No- he won't be here for that...

You all know by now that we're expecting a little girl (Mackenzie Elizabeth)- due June 19. Before I go about my rant, let me tell you that Caleb is unable to come home for the birth... we are OK with this... seriously. When I tell people that no, Caleb won't be here in the delivery room they freak out and start apologizing- for what exactly I have no idea... do not pity us that he's not going to be right next to me- again, we are FINE with it... it honestly bugs the crud out of me that people get so upset that he's not going to be riiiiiiiiiiiiiiiiight there... we really don't have much of a choice folks. So he's going to miss the birth- it's not like he's going to miss much else... my husband is going to be the most devout father I know, and will do anything and everything to witness everything he can. I don't know what people want me to say when they start apologizing- some have even cried... seriously, get over it.
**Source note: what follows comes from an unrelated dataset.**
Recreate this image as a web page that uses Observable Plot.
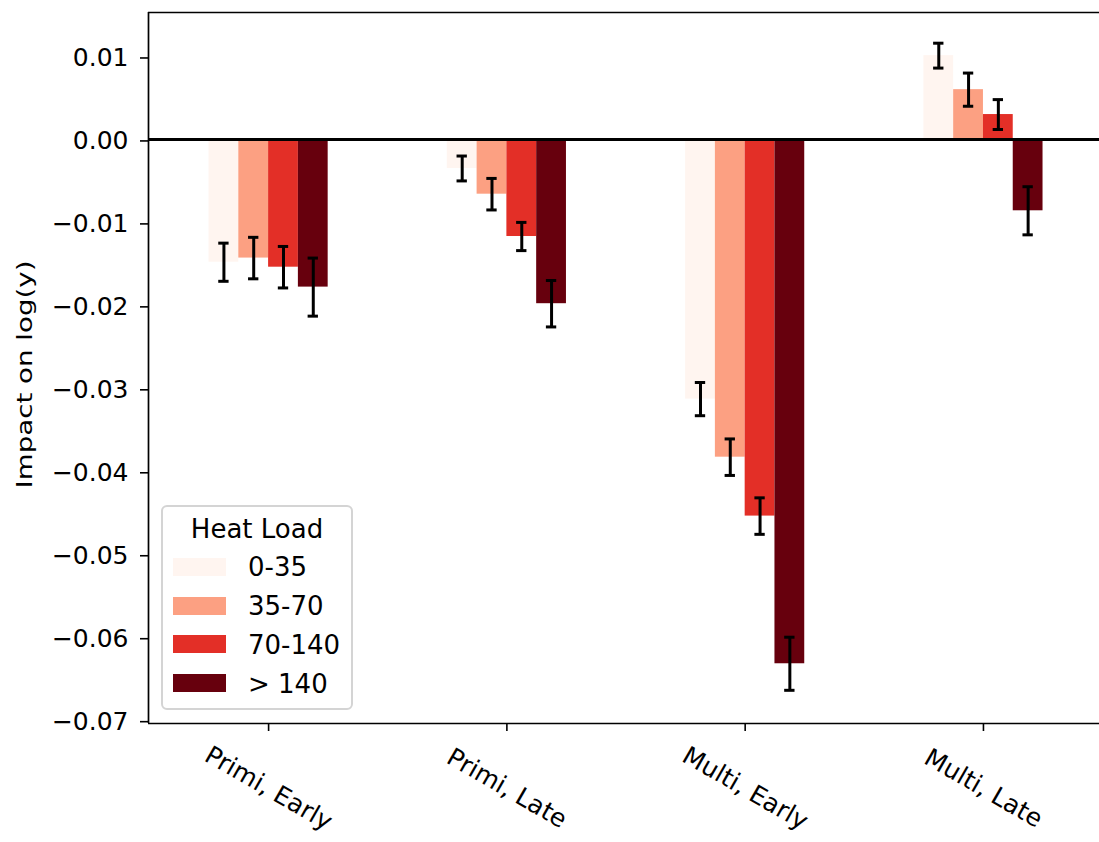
<!DOCTYPE html>
<html>
<head>
<meta charset="utf-8">
<script src="https://cdn.jsdelivr.net/npm/d3@7"></script>
<script src="https://cdn.jsdelivr.net/npm/@observablehq/plot@0.6"></script>
<style>
  html, body { margin: 0; padding: 0; background: #fff; overflow: hidden; }
  #wrap { position: relative; width: 1099px; height: 842px; font-family: "DejaVu Sans", sans-serif; }
  #legend { position: absolute; left: 161px; top: 505px; width: 192px; height: 205px; box-sizing: border-box;
            border: 2px solid #d4d4d4; border-radius: 6px; background: rgba(255,255,255,0.8); }
  #legend div { position: absolute; }
  #legend .lt { font-size: 26px; line-height: 26px; color: #000; white-space: nowrap; }
</style>
</head>
<body>
<div id="wrap"></div>
<script>
// ---- data ----
const categories = ["Primi, Early", "Primi, Late", "Multi, Early", "Multi, Late"];
const heatLoads = ["0-35", "35-70", "70-140", "> 140"];
const colors = ["#fff5f0", "#fca082", "#e32f27", "#67000d"];
const legendTitle = "Heat Load";
const yLabel = "Impact on log(y)";

// estimates per heat load, in category order
const est_0_35   = [-0.0148, -0.0035, -0.0313,  0.0101];
const est_35_70  = [-0.0143, -0.0066, -0.0383,  0.0060];
const est_70_140 = [-0.0154, -0.0117, -0.0454,  0.0030];
const est_gt140  = [-0.0178, -0.0198, -0.0632, -0.0086];
// half-widths of error bars
const err_0_35   = [0.0023, 0.0015, 0.0020, 0.0015];
const err_35_70  = [0.0025, 0.0019, 0.0022, 0.0020];
const err_70_140 = [0.0025, 0.0017, 0.0022, 0.0018];
const err_gt140  = [0.0035, 0.0028, 0.0032, 0.0029];

const yTicks = [0.01, 0.00, -0.01, -0.02, -0.03, -0.04, -0.05, -0.06, -0.07];

// ---- build table ----
const estimates = [est_0_35, est_35_70, est_70_140, est_gt140];
const errors = [err_0_35, err_35_70, err_70_140, err_gt140];
const groupWidth = 0.5;
const barWidth = groupWidth / heatLoads.length;
const rows = [];
categories.forEach((cat, i) => {
  heatLoads.forEach((load, j) => {
    const x1 = i - groupWidth / 2 + j * barWidth;
    rows.push({cat, load, x1, x2: x1 + barWidth, xc: x1 + barWidth / 2,
               value: estimates[j][i], err: errors[j][i]});
  });
});
const capHalf = 0.0217;

const chart = Plot.plot({
  width: 1099,
  height: 842,
  marginLeft: 148,
  marginRight: 0,
  marginTop: 12,
  marginBottom: 119,
  x: {type: "linear", domain: [-0.504, 3.487], axis: null},
  y: {domain: [-0.0704, 0.0153], axis: null},
  color: {domain: heatLoads, range: colors},
  style: {fontFamily: "DejaVu Sans, sans-serif", fontSize: "25px", color: "black", background: "white"},
  marks: [
    Plot.rectY(rows, {x1: "x1", x2: "x2", y1: 0, y2: "value", fill: "load"}),
    Plot.ruleY([0], {stroke: "black", strokeWidth: 3}),
    Plot.ruleX(rows, {x: "xc", y1: d => d.value - d.err, y2: d => d.value + d.err, stroke: "black", strokeWidth: 3}),
    Plot.ruleY(rows, {y: d => d.value - d.err, x1: d => d.xc - capHalf, x2: d => d.xc + capHalf, stroke: "black", strokeWidth: 3}),
    Plot.ruleY(rows, {y: d => d.value + d.err, x1: d => d.xc - capHalf, x2: d => d.xc + capHalf, stroke: "black", strokeWidth: 3}),
    // spines
    Plot.ruleY([-0.0704, 0.0153], {stroke: "black", strokeWidth: 1.7}),
    Plot.ruleX([-0.504], {stroke: "black", strokeWidth: 1.7}),
    // axes
    Plot.axisY(yTicks, {tickSize: 8, tickPadding: 12, dy: 1.5, tickFormat: d3.format(".2f"), fontSize: 25, label: null, strokeWidth: 1.6}),
    Plot.axisX(d3.range(categories.length), {tickSize: 8, tickFormat: () => "", label: null, strokeWidth: 1.6}),
    Plot.text(categories, {x: (d, i) => i, frameAnchor: "bottom", dy: 65, rotate: 30, textAnchor: "middle", lineAnchor: "middle", fontSize: 25}),
    Plot.text([yLabel], {frameAnchor: "left", dx: -124, dy: 6.5, rotate: -90, textAnchor: "middle", lineAnchor: "middle", fontSize: 22})
  ]
});

d3.select(chart).selectAll("text").filter(function () { return this.textContent === yLabel; })
  .attr("textLength", 228).attr("lengthAdjust", "spacingAndGlyphs");

const wrap = document.getElementById("wrap");
wrap.appendChild(chart);

// legend overlay (inside the axes, lower left)
const legend = document.createElement("div");
legend.id = "legend";
const title = document.createElement("div");
title.className = "lt";
title.style.left = "0px"; title.style.width = "100%"; title.style.textAlign = "center"; title.style.top = "9px";
title.textContent = legendTitle;
legend.appendChild(title);
heatLoads.forEach((load, k) => {
  const sw = document.createElement("div");
  sw.style.left = "10px"; sw.style.top = (50.7 + 38.8 * k) + "px";
  sw.style.width = "53px"; sw.style.height = "18px"; sw.style.background = colors[k];
  legend.appendChild(sw);
  const lb = document.createElement("div");
  lb.className = "lt";
  lb.style.left = "85px"; lb.style.top = (47.2 + 38.8 * k) + "px";
  lb.textContent = load;
  legend.appendChild(lb);
});
wrap.appendChild(legend);
</script>
</body>
</html>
Again, we are not in control of the situation, and are again, FINE WITH IT. If we're completely ok with the situation we're in then why should anyone else care? Don't feel bad for us- just thank my husband for doing everything he is over there to keep us safe... you think we have it bad? Talk to the wife who found out she has a serious illness- do you think her husband can just come home? NOPE. What about the young wife who was expecting their first child, and miscarried after her husband left? Again, no. Well, what about weddings, birthdays, Christmas, Thanksgiving, and every other holiday? No. Sorry to tell you guys, but they don't get to just "come home" for those things... they miss a year filled with that stuff... and of course they want to be here, but it's not an option for them... so if we're all trying to deal with it how about everyone else just stop questioning everything else and not have pity on us... we can't do a thing about it.